8. Plaintiffs contend also that Kenneth R. Ferguson, the vice president of defendant, should have been allowed to testify as to whether or not he regarded the pilots navigating the army planes as employes of and subject to the direction of defendant, over objection by the latter that it was calling for a legal conclusion of the witness and usurping the power of the court and of the jury. The objection by defendant was well founded, and the ruling of the trial court was correct. With respect to the failure of the trial court to charge that if the jury found defendant to be a common carrier of passengers for hire as such it owed a duty to plaintiffs to exercise the highest degree of care, we do not agree that the inadvertent omission of this statement had the effect of depriving plaintiffs, in all probability, as plaintiffs assert, of a verdict in their favor. We regard this omission as harmless error, to which the court's attention should have been called in a timely manner.
Plaintiffs also cite is error that the trial court sustained defendant's objection to the introduction of plaintiffs' offer of the army board's investigation report. We think that the report was properly excluded from evidence, not on the ground that it was not properly certified or exemplified, but upon the more serious ground that reports or records of investigation and inquiries containing expressions of opinion or the exercise of judgment and discretion are not admissible in evidence as public records. 20 Am. Jur., Evidence, § 1027; Commonwealth v. Slavski, 245 Mass. 405, 140 N.E. 465, 29 A.L.R. 281; Franklin v. Skelly Oil Co. (10 Cir.) 141 F.2d 568, 153 A.L.R. 156. Defendant had no opportunity to cross-examine with reference to the report nor anyone making it. The conclusions contained therein were hearsay, and the court properly excluded it. Clancy v. Daily News Corp. 202 Minn. 1, 277 N.W. 264.

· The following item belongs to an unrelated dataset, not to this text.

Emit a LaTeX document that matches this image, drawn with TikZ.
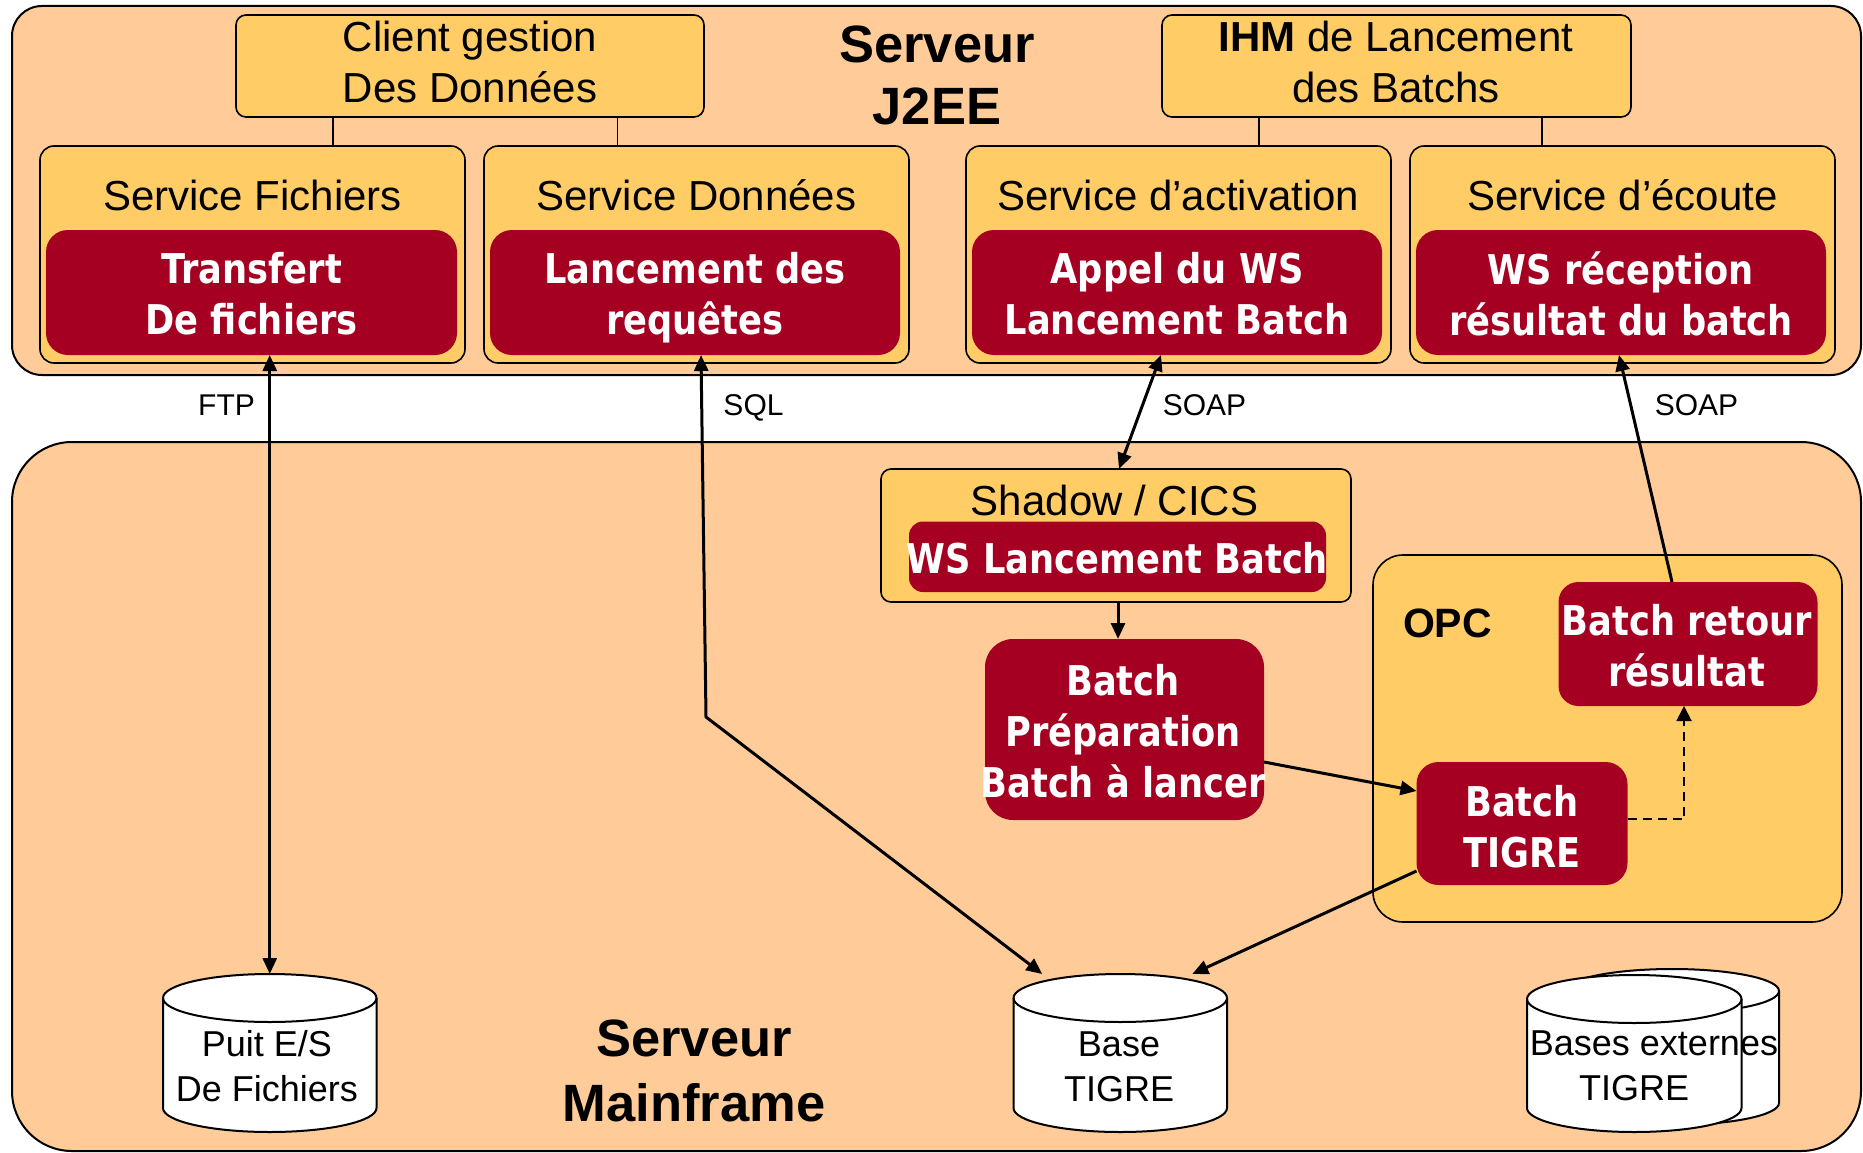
\documentclass[tikz,border=0pt]{standalone}
\usepackage{fontspec}
\setmainfont{Liberation Sans}
\newfontfamily\wsfont{DejaVu Sans}[FakeStretch=0.86]
\usetikzlibrary{arrows.meta}

\definecolor{peach}{HTML}{FFCC99}
\definecolor{gold}{HTML}{FFCC66}
\definecolor{wine}{HTML}{A50021}

% database drum drawn over an invisible rectangular node
\newcommand\drumshape[3]{% node name, x radius, y radius
  \draw[drumline, fill=white] ([yshift=-#3]#1.north west) -- ([yshift=#3]#1.south west)
    arc[start angle=180, end angle=360, x radius=#2, y radius=#3]
    -- ([yshift=-#3]#1.north east)
    arc[start angle=0, end angle=180, x radius=#2, y radius=#3] -- cycle;
  \draw[drumline] ([yshift=-#3]#1.north west)
    arc[start angle=180, end angle=360, x radius=#2, y radius=#3];
}

\tikzset{
  every node/.style={inner sep=0pt, outer sep=0pt},
  struts/.style={execute at begin node=\strut, execute at end node=\strut},
  zone/.style={draw=black, line width=2pt, fill=peach, anchor=north west},
  svc/.style={draw=black, line width=1.6pt, fill=gold, rounded corners=14pt, anchor=north west},
  redbox/.style={fill=wine, rounded corners=22pt, anchor=north west},
  redtext/.style={struts, text=white, align=center, font=\wsfont\bfseries\fontsize{41}{51}\selectfont},
  label42/.style={struts, align=center, font=\fontsize{42}{51}\selectfont},
  proto/.style={struts, font=\fontsize{30}{36}\selectfont},
  titletext/.style={struts, align=center, font=\bfseries\fontsize{52.5}{62}\selectfont},
  opctext/.style={struts, font=\bfseries\fontsize{41}{49}\selectfont},
  drum/.style={anchor=north west},
  drumline/.style={draw=black, line width=2pt},
  drumtext/.style={struts, align=center, font=\fontsize{36}{45}\selectfont},
  tie/.style={line width=1.5pt},
  link/.style={line width=3pt, -{Triangle[length=16pt,width=14pt]}},
  biglink/.style={line width=3pt, {Triangle[length=16pt,width=14pt]}-{Triangle[length=16pt,width=14pt]}},
  weaklink/.style={line width=2pt, dash pattern=on 9pt off 6pt, -{Triangle[length=15pt,width=15pt]}},
}

\begin{document}
\begin{tikzpicture}[x=1pt, y=-1pt]
\useasboundingbox (0,0) rectangle (1863,1153);

% ---- the two servers ----
\node[zone, rounded corners=30pt, minimum width=1849pt, minimum height=369pt] (j2ee) at (12,6) {};
\node[zone, rounded corners=60pt, minimum width=1849pt, minimum height=709pt] (mainframe) at (12,442) {};

\node[titletext] (j2eet) at (937,84.5) {Serveur\\J2EE};
\node[titletext, font=\bfseries\fontsize{52.5}{65}\selectfont] (mft) at (694,1080.5) {Serveur\\Mainframe};

% ---- clients ----
\node[svc, rounded corners=10pt, minimum width=468pt, minimum height=102pt] (client) at (236,15) {};
\node[svc, rounded corners=10pt, minimum width=469pt, minimum height=102pt] (ihm) at (1162,15) {};
\node[label42] (clientt) at (470,69.8) {Client gestion\\Des Données};
\node[label42] (ihmt) at (1396,69.8) {\textbf{IHM} de Lancement\\des Batchs};

% ---- services ----
\node[svc, minimum width=425pt, minimum height=217pt] (sf) at (40,146) {};
\node[svc, minimum width=425pt, minimum height=217pt] (sd) at (484,146) {};
\node[svc, minimum width=425pt, minimum height=217pt] (sa) at (966,146) {};
\node[svc, minimum width=425pt, minimum height=217pt] (se) at (1410,146) {};

\node[label42] (sft) at ([yshift=-54pt]sf.north) {Service Fichiers};
\node[label42] (sdt) at ([yshift=-54pt]sd.north) {Service Données};
\node[label42] (sat) at ([yshift=-54pt]sa.north) {Service d’activation};
\node[label42] (set) at ([yshift=-54pt]se.north) {Service d’écoute};

\node[redbox, minimum width=411pt, minimum height=125pt] (tf) at (46,230) {};
\node[redbox, minimum width=410pt, minimum height=125pt] (lr) at (490,230) {};
\node[redbox, minimum width=410pt, minimum height=125pt] (aw) at (972,230) {};
\node[redbox, minimum width=410pt, minimum height=125pt] (wr) at (1416,230) {};

\node[redtext] (tft) at ([yshift=-9pt]tf.center) {Transfert\\De fichiers};
\node[redtext] (lrt) at ([yshift=-9pt]lr.center) {Lancement des\\requêtes};
\node[redtext] (awt) at ([yshift=-9pt]aw.center) {Appel du WS\\Lancement Batch};
\node[redtext] (wrt) at ([yshift=-9pt]wr.center) {WS réception\\résultat du batch};

% client-to-service ties
\coordinate (t1) at ([xshift=97pt]client.south west);
\coordinate (t2) at ([xshift=381.5pt]client.south west);
\coordinate (t3) at ([xshift=97pt]ihm.south west);
\coordinate (t4) at ([xshift=380pt]ihm.south west);
\draw[tie] (t1) -- (t1 |- sf.north);
\draw[tie] (t2) -- (t2 |- sd.north);
\draw[tie] (t3) -- (t3 |- sa.north);
\draw[tie] (t4) -- (t4 |- se.north);

% ---- mainframe side ----
\node[svc, rounded corners=10pt, minimum width=470pt, minimum height=133pt] (shadow) at (881,469) {};
\node[label42] (shadowt) at ([xshift=-1.5pt, yshift=-36pt]shadow.north) {Shadow / CICS};
\node[redbox, rounded corners=14pt, minimum width=417pt, minimum height=70.5pt] (wsl) at (909,521.5) {};
\node[redtext] (wslt) at ([yshift=-6.8pt]wsl.center) {WS Lancement Batch};

\node[redbox, rounded corners=28pt, minimum width=279pt, minimum height=181pt] (prep) at (985,639) {};
\node[redtext] (prept) at ([xshift=-1.5pt, yshift=-9.3pt]prep.center) {Batch\\Préparation\\Batch à lancer};

\node[svc, rounded corners=30pt, minimum width=469pt, minimum height=367pt] (opc) at (1373,555) {};
\node[opctext] (opct) at (1447.5,628) {OPC};

\node[redbox, rounded corners=20pt, minimum width=259pt, minimum height=124pt] (br) at (1558.5,582) {};
\node[redtext] (brt) at ([xshift=-1pt, yshift=-9.3pt]br.center) {Batch retour\\résultat};
\node[redbox, rounded corners=22pt, minimum width=211pt, minimum height=123pt] (bt) at (1416.5,762) {};
\node[redtext] (btt) at ([yshift=-10.8pt]bt.center) {Batch\\TIGRE};

% ---- databases ----
\node[drum, minimum width=213.5pt, minimum height=158pt] (puit) at (163,974) {};
\drumshape{puit}{106.75pt}{24pt}
\node[drumtext] (puitt) at (267,1073) {Puit E/S\\De Fichiers};

\node[drum, minimum width=213.5pt, minimum height=158pt] (base) at (1013.5,974) {};
\drumshape{base}{106.75pt}{24pt}
\node[drumtext] (baset) at (1119,1073) {Base\\TIGRE};

\node[drum, minimum width=214pt, minimum height=156pt] (extback) at (1565,969) {};
\drumshape{extback}{107pt}{22pt}
\node[drum, minimum width=214.5pt, minimum height=157pt] (ext) at (1527,975) {};
\drumshape{ext}{107.25pt}{24pt}
\node[drumtext] (extt) at (1654,1072.5) {Bases externes\\\hspace*{-40pt}TIGRE};

% ---- flows ----
\draw[biglink] (tf.south -| puit.north) -- (puit.north);

\coordinate (sqlbend) at (706,717);
\draw[biglink, line join=miter] ([xshift=6pt]lr.south) -- (sqlbend) -- ([xshift=-78pt]base.north);

\draw[biglink] ([xshift=-16pt]aw.south) -- ([xshift=3pt]shadow.north);
\draw[link] ([xshift=2pt]shadow.south) -- ([xshift=2pt]shadow.south |- prep.north);
\draw[link] ([yshift=-32.5pt]prep.east) -- ([yshift=32.5pt]bt.west);
\draw[weaklink] ([yshift=4.5pt]bt.east) -| ([xshift=-4pt]br.south);
\draw[link] ([xshift=-16pt]br.north) -- ([xshift=-2pt]wr.south);
\draw[link] ([yshift=14pt]bt.south west) -- ([xshift=72pt]base.north);

% protocol labels
\node[proto] (ftp) at (226.5,408.5) {FTP};
\node[proto] (sql) at (753.5,408.5) {SQL};
\node[proto] (soapa) at (1204.5,408.5) {SOAP};
\node[proto] (soapb) at (1696.5,408.5) {SOAP};
\end{tikzpicture}
\end{document}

We have tried to give the record in this case our most serious study. Naturally, our sympathies go out to plaintiffs and their families. However, as a court, we are bound by rules and precedents. Among the rules are the ones that upon appeal we must view the evidence in the light most favorable to the prevailing party, and we must affirm unless the verdict is manifestly and palpably contrary to the evidence or unless there are errors of law occurring at the trial which justify a reversal. It is our opinion that considering the evidence and the charge of the court in its entirety the orders of the trial court denying motions of plaintiffs for new trials must be affirmed.
MR. JUSTICE CHRISTIANSON took no part in the consideration or decision of this case.